Le plan de développement communal (PDC) troisième génération de la commune prévoit de faire une place de choix à la valorisation du musée et du patrimoine culturel en général dans la commune, assure le secrétaire général de la mairie de Djakotomey, Ludovic Houèdé. Il reconnaît que les deux PDC précédents n’ont pas suffisamment pris en compte la question du patrimoine. Il rappelle l’engagement du nouveau conseil communal qui, ayant inscrit la valorisation du patrimoine au cœur de son action, a visité le musée, le lendemain de son installation. Cette occasion en or, le conservateur des lieux ne l’a pas raté. Il a exposé sa longue liste de doléances aux autorités.
Pour le secrétaire général de la mairie de Djakotomey, l’administration communale n’ignore pas la part de responsabilité qui lui revient dans la promotion et la valorisation de ce musée. Par le passé, argumente-t-il, il aurait fallu que les rôles de chaque acteur soient clairement définis pour permettre une répartition des tâches. «C’est nous qui abritons le musée et nous avons intérêt à tout faire pour qu’il ait une certaine notoriété et qu’il puisse recevoir des touristes. Pour l’économie locale, promouvoir l’art et la culture passe par la visibilité du musée », insiste-t-il.
Le secrétaire général, comme le conservateur, déplore les actes de vandalisme répétés sur les installations et sur l’édifice du musée.

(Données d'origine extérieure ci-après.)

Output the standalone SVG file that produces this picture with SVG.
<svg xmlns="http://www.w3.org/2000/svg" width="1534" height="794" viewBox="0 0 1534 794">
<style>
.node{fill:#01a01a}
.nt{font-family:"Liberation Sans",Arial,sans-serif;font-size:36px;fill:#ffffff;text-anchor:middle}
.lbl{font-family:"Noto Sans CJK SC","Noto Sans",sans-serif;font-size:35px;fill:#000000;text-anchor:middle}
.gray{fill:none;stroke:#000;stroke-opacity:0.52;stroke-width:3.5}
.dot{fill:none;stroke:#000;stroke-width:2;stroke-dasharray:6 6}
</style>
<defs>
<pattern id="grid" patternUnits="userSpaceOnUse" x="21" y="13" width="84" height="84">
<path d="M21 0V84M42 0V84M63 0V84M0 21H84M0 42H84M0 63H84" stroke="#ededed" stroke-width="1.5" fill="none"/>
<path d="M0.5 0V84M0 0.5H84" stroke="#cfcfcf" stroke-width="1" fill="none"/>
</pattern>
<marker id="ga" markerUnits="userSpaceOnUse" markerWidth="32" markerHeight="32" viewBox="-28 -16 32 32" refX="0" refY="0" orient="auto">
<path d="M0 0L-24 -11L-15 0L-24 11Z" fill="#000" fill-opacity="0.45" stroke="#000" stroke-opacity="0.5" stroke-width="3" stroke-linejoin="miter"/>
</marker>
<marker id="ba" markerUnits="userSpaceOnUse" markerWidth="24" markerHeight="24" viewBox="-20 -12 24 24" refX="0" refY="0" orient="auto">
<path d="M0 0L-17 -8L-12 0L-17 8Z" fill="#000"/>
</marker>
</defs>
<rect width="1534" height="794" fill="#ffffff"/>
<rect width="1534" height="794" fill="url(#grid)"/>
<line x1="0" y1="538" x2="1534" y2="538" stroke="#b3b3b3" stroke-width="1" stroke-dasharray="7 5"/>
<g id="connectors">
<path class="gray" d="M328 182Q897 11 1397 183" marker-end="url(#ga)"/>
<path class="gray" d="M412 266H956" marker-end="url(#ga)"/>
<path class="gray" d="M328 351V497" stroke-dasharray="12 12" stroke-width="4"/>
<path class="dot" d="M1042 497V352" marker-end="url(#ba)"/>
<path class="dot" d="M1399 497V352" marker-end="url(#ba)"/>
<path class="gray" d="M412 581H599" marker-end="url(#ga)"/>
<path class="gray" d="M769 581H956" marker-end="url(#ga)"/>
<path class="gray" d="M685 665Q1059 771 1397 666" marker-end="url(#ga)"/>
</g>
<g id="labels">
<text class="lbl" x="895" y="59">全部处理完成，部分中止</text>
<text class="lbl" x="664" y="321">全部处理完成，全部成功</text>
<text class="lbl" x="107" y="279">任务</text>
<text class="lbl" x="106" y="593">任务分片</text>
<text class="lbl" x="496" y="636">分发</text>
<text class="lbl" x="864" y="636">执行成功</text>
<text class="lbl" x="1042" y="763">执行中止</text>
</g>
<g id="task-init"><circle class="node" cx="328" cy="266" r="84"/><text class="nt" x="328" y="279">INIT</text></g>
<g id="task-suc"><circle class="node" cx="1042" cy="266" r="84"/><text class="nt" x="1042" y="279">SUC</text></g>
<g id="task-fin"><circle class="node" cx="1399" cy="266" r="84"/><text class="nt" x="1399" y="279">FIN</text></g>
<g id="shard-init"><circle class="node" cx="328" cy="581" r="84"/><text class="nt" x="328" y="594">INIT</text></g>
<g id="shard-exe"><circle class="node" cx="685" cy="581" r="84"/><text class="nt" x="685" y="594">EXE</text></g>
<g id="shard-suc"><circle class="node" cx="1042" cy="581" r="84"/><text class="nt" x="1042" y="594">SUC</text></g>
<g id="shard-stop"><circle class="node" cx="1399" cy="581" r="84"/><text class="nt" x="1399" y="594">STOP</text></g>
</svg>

Pour lui, il ne faut pas y voir un relâchement de la mairie. «Le musée fait trois hectares et on ne peut pas demander au conservateur d’assurer lui-même le gardiennage», poursuit Ludovic Houèdé. Pourtant, en l’absence de toute autre solution et pour préserver l’édifice qui ne dispose ni de toilettes, ni d’électricité, encore moins du moindre point d’eau, le conservateur assure qu’il n’hésiterait pas à troquer à la nuit tombante, ses attributs de gardien contre ceux de gardien de nuit. Pour lui, c’est la seule manière de contenir l’incivisme grandissant des habitants. Une double peine pour le conservateur qui, en plus de faire face à un désintérêt de la part de la population, se voit contraint de jouer les épouvantails la nuit, pour chasser les voleurs.

Des statistiques écœurantes

Il est clairement évident que les musées du Bénin, en tout cas ceux qui sont publics sont peu fréquentés. Le musée de Kinkinhoué n’échappe pas à la règle. Et manque de pot, le benjamin souffre davantage de cette situation. Au cours de l’année 2015, son taux de fréquentation est très bas. Un ou deux visiteurs par mois, s’attriste le conservateur en présence de son collaborateur qui l’appuie d’un geste de tête.
Il égraine les chiffres. En janvier 2015, une seule personne lui a rendu visite. En février, il y en avait six dont trois Béninois. Au mois d’avril, deux étrangers y sont passés alors que le mois précédent, les deux maîtres des lieux n’ont vu personne. Au mois de mai, 32 scolaires y sont passés grâce à une action destinée aux établissements d’enseignement secondaire. Les mois suivants, la tendance est resté la même avec une moyenne d’un visiteur par mois. Cette situation, le conservateur, dépité, l’explique surtout par la sociologie du milieu. Il note que le patrimoine n’est pas la tasse de thé locale. Conséquence, le village artisanal érigé à grand frais, près du musée est abandonné, sans le moindre occupant.
Dans cet océan de tristesse, une note de joie pourtant : le site web. Un touriste étranger qui a découvert les lieux l’a offert pour répondre au cri de détresse du conservateur. Reste à savoir si cette fenêtre ouverte sur le monde va attirer des visiteurs à Kinkinhoué.